__Stated task__:
Set the data down again, exactly as it reads, but without the pictures.

------ Data lines

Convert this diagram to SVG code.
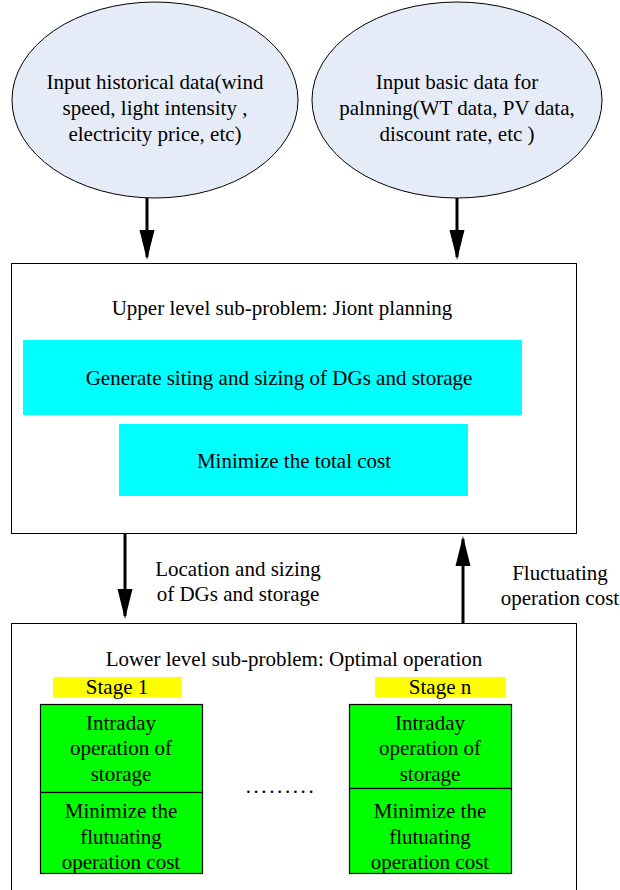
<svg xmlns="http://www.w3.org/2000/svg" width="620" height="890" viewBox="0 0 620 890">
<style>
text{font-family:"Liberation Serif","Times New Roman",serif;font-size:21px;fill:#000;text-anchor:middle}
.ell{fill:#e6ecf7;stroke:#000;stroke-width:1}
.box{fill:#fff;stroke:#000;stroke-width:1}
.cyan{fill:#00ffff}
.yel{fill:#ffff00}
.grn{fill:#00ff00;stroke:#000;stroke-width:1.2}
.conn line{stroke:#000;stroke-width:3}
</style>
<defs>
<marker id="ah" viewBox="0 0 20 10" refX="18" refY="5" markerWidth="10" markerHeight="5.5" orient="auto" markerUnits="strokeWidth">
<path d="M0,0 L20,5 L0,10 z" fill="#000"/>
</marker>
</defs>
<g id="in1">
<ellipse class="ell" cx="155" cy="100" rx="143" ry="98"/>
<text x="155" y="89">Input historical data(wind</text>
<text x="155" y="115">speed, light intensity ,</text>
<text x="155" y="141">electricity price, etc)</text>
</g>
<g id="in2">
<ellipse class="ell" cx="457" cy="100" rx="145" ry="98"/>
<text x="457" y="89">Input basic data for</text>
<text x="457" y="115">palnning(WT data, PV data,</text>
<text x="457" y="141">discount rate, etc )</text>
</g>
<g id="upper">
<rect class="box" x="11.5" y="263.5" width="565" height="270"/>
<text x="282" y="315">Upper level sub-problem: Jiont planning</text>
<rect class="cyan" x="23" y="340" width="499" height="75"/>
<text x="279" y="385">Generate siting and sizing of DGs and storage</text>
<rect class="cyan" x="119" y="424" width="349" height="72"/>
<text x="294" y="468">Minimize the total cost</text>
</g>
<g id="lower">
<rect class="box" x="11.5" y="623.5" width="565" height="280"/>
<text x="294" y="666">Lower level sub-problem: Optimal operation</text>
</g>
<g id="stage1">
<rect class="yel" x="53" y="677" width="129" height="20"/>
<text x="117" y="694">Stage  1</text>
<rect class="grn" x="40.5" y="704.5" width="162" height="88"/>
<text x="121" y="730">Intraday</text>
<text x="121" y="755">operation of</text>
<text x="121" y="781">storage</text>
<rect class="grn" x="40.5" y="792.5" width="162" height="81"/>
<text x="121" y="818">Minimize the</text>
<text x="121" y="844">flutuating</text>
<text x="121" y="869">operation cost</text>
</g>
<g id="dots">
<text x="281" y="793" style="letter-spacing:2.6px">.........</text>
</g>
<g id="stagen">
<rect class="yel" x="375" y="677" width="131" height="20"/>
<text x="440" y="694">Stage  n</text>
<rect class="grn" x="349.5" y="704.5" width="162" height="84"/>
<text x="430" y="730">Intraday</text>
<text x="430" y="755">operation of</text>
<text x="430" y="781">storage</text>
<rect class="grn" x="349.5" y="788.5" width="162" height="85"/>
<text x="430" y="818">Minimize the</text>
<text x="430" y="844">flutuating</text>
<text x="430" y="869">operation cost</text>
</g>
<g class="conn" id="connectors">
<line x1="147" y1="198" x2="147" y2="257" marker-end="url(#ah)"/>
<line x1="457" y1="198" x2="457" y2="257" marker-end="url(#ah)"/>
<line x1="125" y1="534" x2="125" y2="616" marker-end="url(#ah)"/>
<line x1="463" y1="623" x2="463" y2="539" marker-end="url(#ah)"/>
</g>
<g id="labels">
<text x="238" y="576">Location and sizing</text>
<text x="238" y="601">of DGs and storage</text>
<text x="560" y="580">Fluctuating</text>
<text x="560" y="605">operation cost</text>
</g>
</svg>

------------

__Response to this exercise__:
Convert this diagram to SVG code.
<svg xmlns="http://www.w3.org/2000/svg" width="620" height="890" viewBox="0 0 620 890">
<style>
text{font-family:"Liberation Serif","Times New Roman",serif;font-size:21px;fill:#000;text-anchor:middle}
.ell{fill:#e6ecf7;stroke:#000;stroke-width:1}
.box{fill:#fff;stroke:#000;stroke-width:1}
.cyan{fill:#00ffff}
.yel{fill:#ffff00}
.grn{fill:#00ff00;stroke:#000;stroke-width:1.2}
.conn line{stroke:#000;stroke-width:3}
</style>
<defs>
<marker id="ah" viewBox="0 0 20 10" refX="18" refY="5" markerWidth="10" markerHeight="5.5" orient="auto" markerUnits="strokeWidth">
<path d="M0,0 L20,5 L0,10 z" fill="#000"/>
</marker>
</defs>
<g id="in1">
<ellipse class="ell" cx="155" cy="100" rx="143" ry="98"/>
<text x="155" y="89">Input historical data(wind</text>
<text x="155" y="115">speed, light intensity ,</text>
<text x="155" y="141">electricity price, etc)</text>
</g>
<g id="in2">
<ellipse class="ell" cx="457" cy="100" rx="145" ry="98"/>
<text x="457" y="89">Input basic data for</text>
<text x="457" y="115">palnning(WT data, PV data,</text>
<text x="457" y="141">discount rate, etc )</text>
</g>
<g id="upper">
<rect class="box" x="11.5" y="263.5" width="565" height="270"/>
<text x="282" y="315">Upper level sub-problem: Jiont planning</text>
<rect class="cyan" x="23" y="340" width="499" height="75"/>
<text x="279" y="385">Generate siting and sizing of DGs and storage</text>
<rect class="cyan" x="119" y="424" width="349" height="72"/>
<text x="294" y="468">Minimize the total cost</text>
</g>
<g id="lower">
<rect class="box" x="11.5" y="623.5" width="565" height="280"/>
<text x="294" y="666">Lower level sub-problem: Optimal operation</text>
</g>
<g id="stage1">
<rect class="yel" x="53" y="677" width="129" height="20"/>
<text x="117" y="694">Stage  1</text>
<rect class="grn" x="40.5" y="704.5" width="162" height="88"/>
<text x="121" y="730">Intraday</text>
<text x="121" y="755">operation of</text>
<text x="121" y="781">storage</text>
<rect class="grn" x="40.5" y="792.5" width="162" height="81"/>
<text x="121" y="818">Minimize the</text>
<text x="121" y="844">flutuating</text>
<text x="121" y="869">operation cost</text>
</g>
<g id="dots">
<text x="281" y="793" style="letter-spacing:2.6px">.........</text>
</g>
<g id="stagen">
<rect class="yel" x="375" y="677" width="131" height="20"/>
<text x="440" y="694">Stage  n</text>
<rect class="grn" x="349.5" y="704.5" width="162" height="84"/>
<text x="430" y="730">Intraday</text>
<text x="430" y="755">operation of</text>
<text x="430" y="781">storage</text>
<rect class="grn" x="349.5" y="788.5" width="162" height="85"/>
<text x="430" y="818">Minimize the</text>
<text x="430" y="844">flutuating</text>
<text x="430" y="869">operation cost</text>
</g>
<g class="conn" id="connectors">
<line x1="147" y1="198" x2="147" y2="257" marker-end="url(#ah)"/>
<line x1="457" y1="198" x2="457" y2="257" marker-end="url(#ah)"/>
<line x1="125" y1="534" x2="125" y2="616" marker-end="url(#ah)"/>
<line x1="463" y1="623" x2="463" y2="539" marker-end="url(#ah)"/>
</g>
<g id="labels">
<text x="238" y="576">Location and sizing</text>
<text x="238" y="601">of DGs and storage</text>
<text x="560" y="580">Fluctuating</text>
<text x="560" y="605">operation cost</text>
</g>
</svg>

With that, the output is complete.